Sunday, December 21, 2008

Money, Power, and Giving

(A short talk delivered before the congregation of St. James Episcopal Church December 21st.)

I'm supposed to talk to you about money, but first, I'm going to impart what I've learned from my students about power.

Some of you may never have seen me out of this red robe, and you may not know that I have a day job. I've taught every grade from pre - K to graduate school, but I've specialized in the middle grades, because the kids are so much fun, and they need so much. They feel that they have potential that no one else recognizes. That's the appeal to children of characters like Clark Kent and Harry Potter -- ordinary kids who get no respect, who have secret powers. It's nothing new. Long before them, there was that carpenter's boy who turned water to wine and fed 5000 with a hunk of bread.

In adolescence, I too fantasized about secret powers. I admit that, even now, I get a thrill to read in Scripture that, as a member of the Church, I am part of Christ's body on earth, with his powers to heal and transform.

That's where money comes in. In our society, power is often expressed through money. Kids never feel more powerful than when they have some money to spend. I've taken middle schoolers to museums, to DC, even to London -- but they don't get excited until we go to the gift shop. There, even if they decide to buy nothing; they feel their power to choose whether or not to part with their cash. The more dollars are at stake, the more engaged they are.

This is good news for parents and grandparents: skip the expensive vacation, and just take your kids to the mall.

For adults, too, money has power far beyond what it buys. Several times in my ten years here, someone standing where I stand now, has said what I'm saying, that the church had an urgent need. Whenever I responded by adding more to my pledge, I grew that much more involved with the church, and St. James meant more to me.

So now I feel something like personal pride when I read our parish report.

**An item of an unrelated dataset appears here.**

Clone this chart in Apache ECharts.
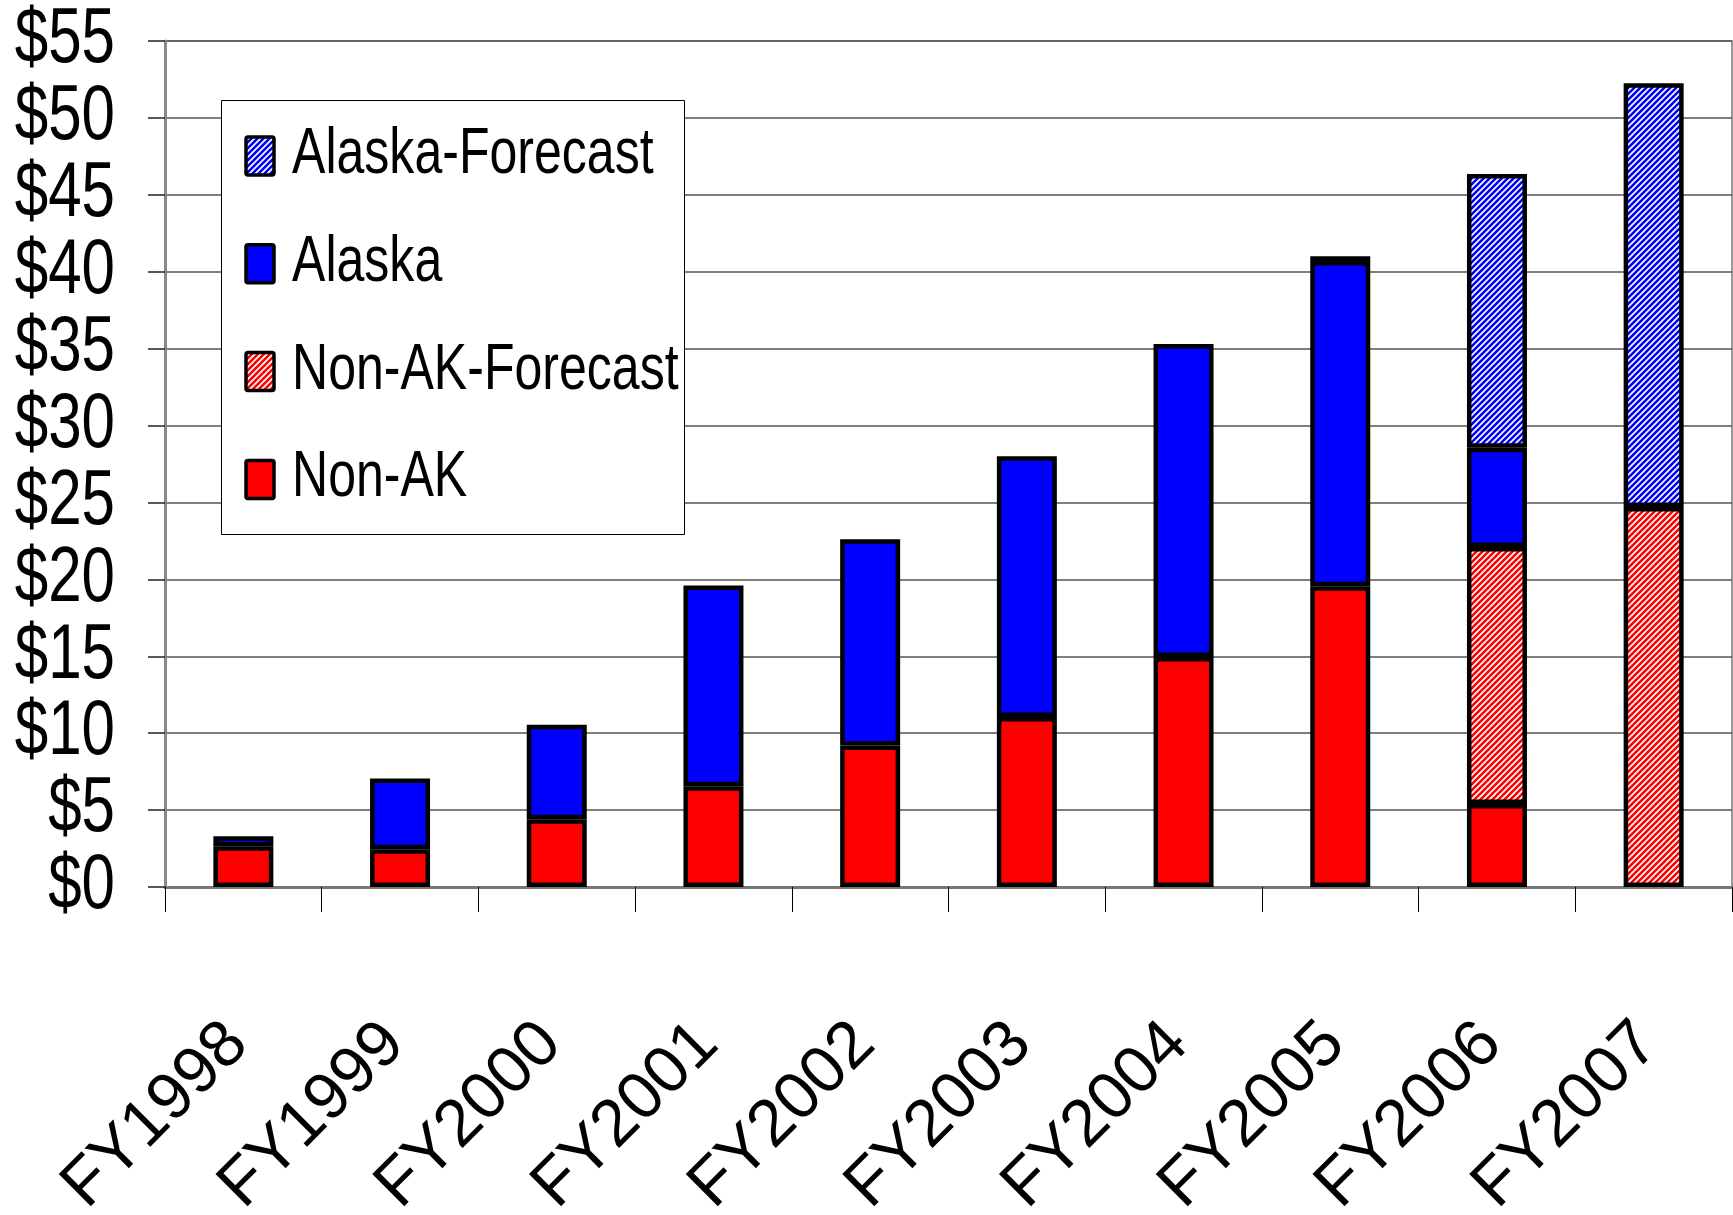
<!DOCTYPE html>
<html>
<head>
<meta charset="utf-8">
<script src="https://cdn.jsdelivr.net/npm/echarts@6/dist/echarts.min.js"></script>
<style>
html,body{margin:0;padding:0;background:#fff;}
#chart{width:1733px;height:1215px;}
</style>
</head>
<body>
<div id="chart"></div>
<script>
const categories = ['FY1998','FY1999','FY2000','FY2001','FY2002','FY2003','FY2004','FY2005','FY2006','FY2007'];
const nonAK          = [2.65, 2.45, 4.4, 6.55, 9.2, 11.05, 14.95, 19.55, 5.4, 0];
const nonAKForecast  = [0, 0, 0, 0, 0, 0, 0, 0, 16.7, 24.7];
const alaska         = [0.65, 4.6, 6.15, 13.05, 13.4, 16.95, 20.35, 21.15, 6.45, 0];
const alaskaForecast = [0, 0, 0, 0, 0, 0, 0, 0.3, 17.8, 27.55];
const legendNames = ['Alaska-Forecast', 'Alaska', 'Non-AK-Forecast', 'Non-AK'];
const yTicks = { min: 0, max: 55, interval: 5 };
const yTickValues = [0, 5, 10, 15, 20, 25, 30, 35, 40, 45, 50, 55];
const yTickLabels = ['$0', '$5', '$10', '$15', '$20', '$25', '$30', '$35', '$40', '$45', '$50', '$55'];

function hatch(color) {
  const c = document.createElement('canvas');
  c.width = 6; c.height = 6;
  const g = c.getContext('2d');
  g.fillStyle = '#fff';
  g.fillRect(0, 0, 6, 6);
  g.strokeStyle = color;
  g.lineWidth = 2.6;
  g.beginPath();
  g.moveTo(-1, 7); g.lineTo(7, -1);
  g.moveTo(-4, 4); g.lineTo(4, -4);
  g.moveTo(2, 10); g.lineTo(10, 2);
  g.stroke();
  return { image: c, repeat: 'repeat' };
}

const fills = {
  'Non-AK': '#ff0000',
  'Non-AK-Forecast': hatch('#ff0000'),
  'Alaska': '#0000ff',
  'Alaska-Forecast': hatch('#0000ff')
};

const FONT = "'Liberation Sans', Arial, sans-serif";
const chart = echarts.init(document.getElementById('chart'), null, { renderer: 'canvas' });

function mk(name, data) {
  return {
    name: name,
    type: 'bar',
    stack: 'total',
    barWidth: 60,
    data: data.map(v => (v === 0 ? '-' : v)),
    itemStyle: { color: fills[name], borderColor: '#000', borderWidth: 4.5 },
    emphasis: { disabled: true }
  };
}

chart.setOption({
  animation: false,
  backgroundColor: '#fff',
  grid: { left: 165, right: 1, top: 41, bottom: 328, outerBoundsMode: 'none', containLabel: false,
          show: true, borderColor: '#999', borderWidth: 2, backgroundColor: 'transparent' },
  xAxis: {
    type: 'category',
    data: categories,
    axisLine: { lineStyle: { color: '#777', width: 3 } },
    axisTick: { show: true, length: 25, lineStyle: { color: '#000', width: 1 } },
    axisLabel: { rotate: 45, margin: 141, padding: [0, 8, 0, 0], fontFamily: FONT, fontSize: 66, color: '#000', interval: 0 },
    splitLine: { show: false }
  },
  yAxis: {
    type: 'value',
    min: yTicks.min,
    max: yTicks.max,
    interval: yTicks.interval,
    axisLine: { show: true, lineStyle: { color: '#888', width: 3 } },
    axisTick: { show: true, length: 17, lineStyle: { color: '#222', width: 1.5 } },
    axisLabel: { show: false },
    splitLine: { show: true, lineStyle: { color: '#555', width: 1.5 } }
  },
  series: [
    mk('Non-AK', nonAK),
    mk('Non-AK-Forecast', nonAKForecast),
    mk('Alaska', alaska),
    mk('Alaska-Forecast', alaskaForecast)
  ]
});

// Narrow (condensed) y-axis labels, positioned through the axis scale
const graphics = [];
yTickValues.forEach((v, i) => {
  const py = chart.convertToPixel({ yAxisIndex: 0 }, v);
  graphics.push({
    type: 'text', x: 115, y: py, scaleX: 0.78, z: 10,
    style: { text: yTickLabels[i], fontSize: 77, fontFamily: FONT, fill: '#000',
             align: 'right', verticalAlign: 'middle', textAlign: 'right', textVerticalAlign: 'middle' }
  });
});

// Legend box
graphics.push({
  type: 'rect', z: 20,
  shape: { x: 221.5, y: 100.5, width: 463, height: 434 },
  style: { fill: '#fff', stroke: '#000', lineWidth: 1 }
});
legendNames.forEach((name, i) => {
  const cy = 156 + i * 107.8;
  graphics.push({
    type: 'rect', z: 21,
    shape: { x: 246, y: cy - 19, width: 28, height: 38, r: 2 },
    style: { fill: fills[name], stroke: '#000', lineWidth: 3.5 }
  });
  graphics.push({
    type: 'text', x: 292, y: cy - 1, scaleX: 0.77, z: 21,
    style: { text: name, fontSize: 65, fontFamily: FONT, fill: '#000',
             align: 'left', verticalAlign: 'middle', textAlign: 'left', textVerticalAlign: 'middle' }
  });
});

chart.setOption({ graphic: { elements: graphics } });
</script>
</body>
</html>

I see that we are indeed the body of Christ on earth: We worship, pray, teach, care for the needy. Every page, there are names of lay leaders eager to involve us in Christ's work. At the back, there's a table that summarizes last year's budget. It shows how, just as Jesus fed 5000, we're meeting needs of people way out of proportion to the bread we have to work with.

For example, there's a line in the budget for "Youth Ministries." All year long, we have volunteers who help our younger members to experience Christ alive in their world. The thoughtful and imaginative programs are designed by two directors who have worked years, full time, for part time pay. That's how a little goes a long way at St. James.

There are lines for "Property" and "Music." Suppose we maintain the same budget we had last year. Our Sexton has kept within his budget, at the cost of putting off repairs that still have to be made, someday. Last year's budget forced our music director to choose between cutting his own pay, or cutting back on part time musicians for special occasions, and routine maintenance for the organ. He took the pay cut.

So far this season, we have many who are pledging for the first time, and many who have increased their pledges, and these encourage us. Then again, some of last year's donors have moved away, several have cut back, and several dozen have not pledged yet. We're on track to reach only the same bottom line we had last year.

Another example from the budget: there's a line here for "Clergy." Preparing this little talk gives me new appreciation for our rector. It took three weeks for me to draft this message, and I was still up early this morning working on it. She prepares messages longer than this for five or six occasions in a typical week, in her spare time between regular eucharists, unscheduled services, committees, business meetings, and counseling sessions. I know from personal experience how she visits shut ins. Our other clergy, full and part time, also take part in all of this work. Yet the amount on the line for "Clergy" hasn't increased for years, and when Joseph moved on in July the duties increased, while the amount on that line decreased.

So we see that money is not what motivates the work of St. James. This report and this church are filled with people who take seriously Paul's charge to be the body of Christ in the world. But, if money has power beyond what it buys, I imagine that holding back money also has a negative effect that ripples from the donor throughout the church.

So please, let us look upon pledging as more than an obligation, a user fee, or a charity. It's power: The more we pledge to St. James above what's expected, the more we empower our church to make a difference in our world, and in our own lives.